[Items listed in a dataset]

◇ ◇ ◇

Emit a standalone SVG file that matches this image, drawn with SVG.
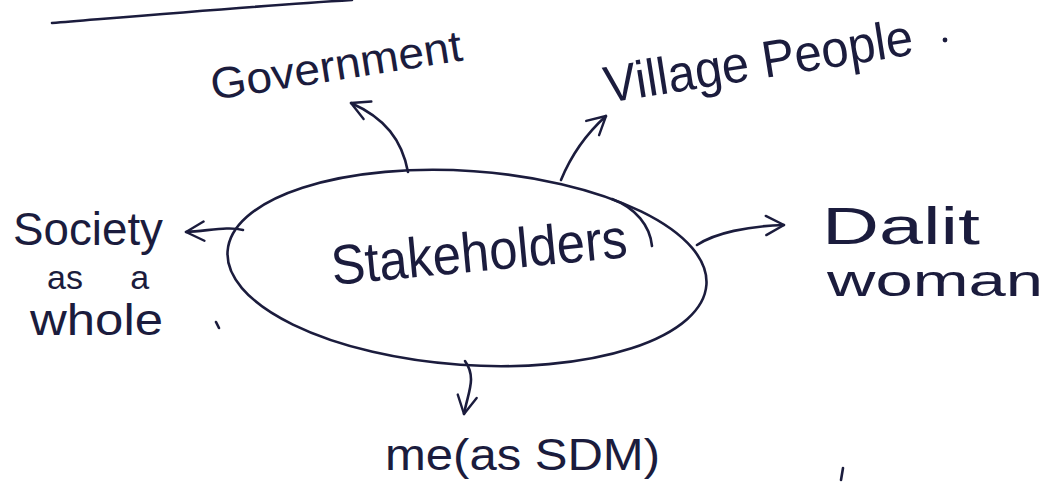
<svg xmlns="http://www.w3.org/2000/svg" width="1050" height="482" viewBox="0 0 1050 482">
<style>
.ink{fill:none;stroke:#1b1c3d;stroke-width:2.6;stroke-linecap:round;stroke-linejoin:round}
.t{font-family:"Liberation Sans","DejaVu Sans",sans-serif;fill:#1b1c3d}
</style>
<defs>
<marker id="ah" viewBox="0 0 12 12" refX="10" refY="6" markerWidth="24" markerHeight="24" markerUnits="userSpaceOnUse" orient="auto">
<path d="M1,1.2 L10,6 L1,10.8" fill="none" stroke="#1b1c3d" stroke-width="1.2" stroke-linecap="round" stroke-linejoin="round"/>
</marker>
</defs>
<rect width="1050" height="482" fill="#ffffff"/>
<path class="ink" d="M52,23 C150,15 255,6 352,0"/>
<g id="stakeholders">
<ellipse class="ink" cx="467" cy="268" rx="240" ry="97" transform="rotate(4 467 268)"/>
<path class="ink" d="M612,199 C636,208 650,226 652,246" stroke-width="2"/>
<text class="t" x="333" y="285" font-size="56" textLength="297" lengthAdjust="spacingAndGlyphs" transform="rotate(-5.4 333 285)">Stakeholders</text>
</g>
<g id="government">
<text class="t" x="213" y="100" font-size="44" textLength="254" lengthAdjust="spacingAndGlyphs" transform="rotate(-9 213 100)">Government</text>
</g>
<g id="village">
<text class="t" x="607" y="103" font-size="52" textLength="312" lengthAdjust="spacingAndGlyphs" transform="rotate(-9 607 103)">Village People</text>
<circle cx="945" cy="40" r="2.4" fill="#1b1c3d"/>
</g>
<g id="society">
<text class="t" x="13" y="245" font-size="46" textLength="150" lengthAdjust="spacingAndGlyphs">Society</text>
<text class="t" x="47" y="289" font-size="34" word-spacing="38">as a</text>
<text class="t" x="30" y="335" font-size="44" textLength="133" lengthAdjust="spacingAndGlyphs">whole</text>
<path class="ink" d="M216,322 L219,328" stroke-width="2.2"/>
</g>
<g id="dalit">
<text class="t" x="822" y="244" font-size="52" textLength="158" lengthAdjust="spacingAndGlyphs">Dalit</text>
<text class="t" x="827" y="296" font-size="44" textLength="216" lengthAdjust="spacingAndGlyphs">woman</text>
</g>
<g id="me">
<text class="t" x="385" y="470" font-size="44" textLength="275" lengthAdjust="spacingAndGlyphs">me(as SDM)</text>
</g>
<g id="connectors">
<path class="ink" d="M408,172 C402,140 385,118 351,103" marker-end="url(#ah)"/>
<path class="ink" d="M561,180 C570,158 585,135 606,116" marker-end="url(#ah)"/>
<path class="ink" d="M243,230 C228,226 208,231 186,232" marker-end="url(#ah)"/>
<path class="ink" d="M697,245 C715,233 748,226 784,225" marker-end="url(#ah)"/>
<path class="ink" d="M465,361 C477,378 468,392 464,414" marker-end="url(#ah)"/>
<path class="ink" d="M843,468 L841,480" stroke-width="2"/>
</g>
</svg>
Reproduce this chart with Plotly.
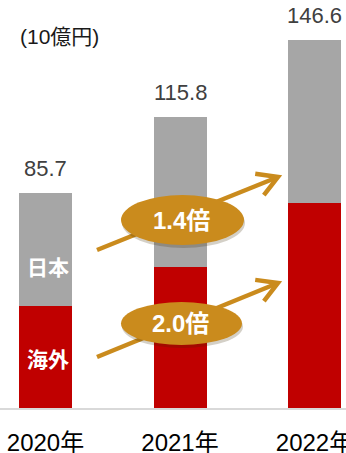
import math
import plotly.graph_objects as go

# Sales by region (10億円)
categories = ["2020年", "2021年", "2022年"]
overseas = [40.6, 56.2, 81.5]   # 海外
japan = [45.1, 59.6, 65.1]      # 日本
totals = [85.7, 115.8, 146.6]
growth_labels = ["1.4倍", "2.0倍"]   # 日本, 海外 growth 2020 -> 2022
unit_label = "(10億円)"

RED = "#C00000"
GRAY = "#A6A6A6"
GOLD = "#CA8B1D"
FONT = "Liberation Sans, Arial, Noto Sans CJK JP, sans-serif"

W, H = 346, 453
BASE = 408          # baseline, px from top
X_STEP = 134.5      # px per category
X_FIRST = 45.5      # px of first category centre
Y_STEP = 2.51       # px per unit

x = list(range(len(categories)))


def at(px, py):
    """Layout point (px from left/top) -> axis coordinates."""
    return (px - X_FIRST) / X_STEP, (BASE - py) / Y_STEP


fig = go.Figure()
fig.add_trace(go.Bar(x=x, y=overseas, name="海外", marker=dict(color=RED, line=dict(width=0)),
                     width=0.394, hoverinfo="skip"))
fig.add_trace(go.Bar(x=x, y=japan, name="日本", marker=dict(color=GRAY, line=dict(width=0)),
                     width=0.394, hoverinfo="skip"))

shapes = []
annotations = []

# totals above each stack
for xi, t in zip(x, totals):
    annotations.append(dict(x=xi, y=t, xref="x", yref="y", text=f"{t:.1f}", showarrow=False,
                            yanchor="bottom", yshift=10,
                            font=dict(family=FONT, size=22, color="#404040")))

# segment names inside the first bar
ax, ay = at(47.5, 267.5)
annotations.append(dict(x=ax, y=ay, xref="x", yref="y", text="<b>日本</b>", showarrow=False,
                        font=dict(family=FONT, size=21, color="white")))
ax, ay = at(48, 359)
annotations.append(dict(x=ax, y=ay, xref="x", yref="y", text="<b>海外</b>", showarrow=False,
                        font=dict(family=FONT, size=21, color="white")))


def arrow(p0, p1, head=23, spread=30):
    (x0, y0), (x1, y1) = p0, p1
    ang = math.atan2(y0 - y1, x0 - x1)
    a1 = (x1 + head * math.cos(ang + math.radians(spread)), y1 + head * math.sin(ang + math.radians(spread)))
    a2 = (x1 + head * math.cos(ang - math.radians(spread)), y1 + head * math.sin(ang - math.radians(spread)))
    s0, s1 = at(x0, y0), at(x1 - 2 * math.cos(ang + math.pi), y1 - 2 * math.sin(ang + math.pi))
    shapes.append(dict(type="line", xref="x", yref="y", x0=s0[0], y0=s0[1], x1=s1[0], y1=s1[1],
                       line=dict(color=GOLD, width=4.5)))
    pa, pt, pb = at(*a1), at(x1, y1), at(*a2)
    shapes.append(dict(type="path", xref="x", yref="y",
                       path=f"M {pa[0]} {pa[1]} L {pt[0]} {pt[1]} L {pb[0]} {pb[1]}",
                       line=dict(color=GOLD, width=4.5)))


def badge(left, top, right, bottom, label):
    sx0, sy0 = at(left + 1, bottom + 3)
    sx1, sy1 = at(right + 1, top + 3)
    shapes.append(dict(type="circle", xref="x", yref="y", x0=sx0, x1=sx1, y0=sy0, y1=sy1,
                       fillcolor="rgba(60,40,0,0.22)", line=dict(width=0)))
    x0, y0 = at(left, bottom)
    x1, y1 = at(right, top)
    shapes.append(dict(type="circle", xref="x", yref="y", x0=x0, x1=x1, y0=y0, y1=y1,
                       fillcolor=GOLD, line=dict(width=0)))
    cx, cy = at((left + right) / 2 - 1, (top + bottom) / 2)
    annotations.append(dict(x=cx, y=cy, xref="x", yref="y", text=f"<b>{label}</b>", showarrow=False,
                            font=dict(family=FONT, size=24, color="white")))


arrow((97, 250), (278, 177))
badge(121, 195, 244, 245, growth_labels[0])
arrow((97, 357), (278, 283))
badge(121, 302, 242, 345, growth_labels[1])

annotations.append(dict(x=18 / W, y=1 - 36 / BASE, xref="paper", yref="paper", text=unit_label,
                        showarrow=False, xanchor="left", yanchor="middle",
                        font=dict(family=FONT, size=21, color="#1A1A1A")))

fig.update_layout(
    width=W, height=H,
    autosize=False,
    margin=dict(l=0, r=0, t=0, b=H - BASE, pad=0, autoexpand=False),
    barmode="stack",
    bargap=0,
    showlegend=False,
    paper_bgcolor="white",
    plot_bgcolor="white",
    shapes=shapes,
    annotations=annotations,
    xaxis=dict(range=[-X_FIRST / X_STEP, (W - X_FIRST) / X_STEP], tickmode="array",
               tickvals=x, ticktext=categories, showgrid=False, zeroline=False,
               showline=True, linecolor="#D9D9D9", linewidth=2,
               ticks="outside", ticklen=12, tickcolor="rgba(0,0,0,0)",
               ticklabeloverflow="allow", automargin=False,
               tickfont=dict(family=FONT, size=24, color="#000000"), fixedrange=True),
    yaxis=dict(range=[0, BASE / Y_STEP], visible=False, fixedrange=True),
)

fig.write_html("out.html")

◇ ◇ ◇

Print the line above containing "Reproduce this chart with Plotly.", the line containing "return (px - X_FIRST)", and everything between them, exactly as written. Pictures stay out.

• **In response**:
Reproduce this chart with Plotly.
import math
import plotly.graph_objects as go

# Sales by region (10億円)
categories = ["2020年", "2021年", "2022年"]
overseas = [40.6, 56.2, 81.5]   # 海外
japan = [45.1, 59.6, 65.1]      # 日本
totals = [85.7, 115.8, 146.6]
growth_labels = ["1.4倍", "2.0倍"]   # 日本, 海外 growth 2020 -> 2022
unit_label = "(10億円)"

RED = "#C00000"
GRAY = "#A6A6A6"
GOLD = "#CA8B1D"
FONT = "Liberation Sans, Arial, Noto Sans CJK JP, sans-serif"

W, H = 346, 453
BASE = 408          # baseline, px from top
X_STEP = 134.5      # px per category
X_FIRST = 45.5      # px of first category centre
Y_STEP = 2.51       # px per unit

x = list(range(len(categories)))


def at(px, py):
    """Layout point (px from left/top) -> axis coordinates."""
    return (px - X_FIRST) / X_STEP, (BASE - py) / Y_STEP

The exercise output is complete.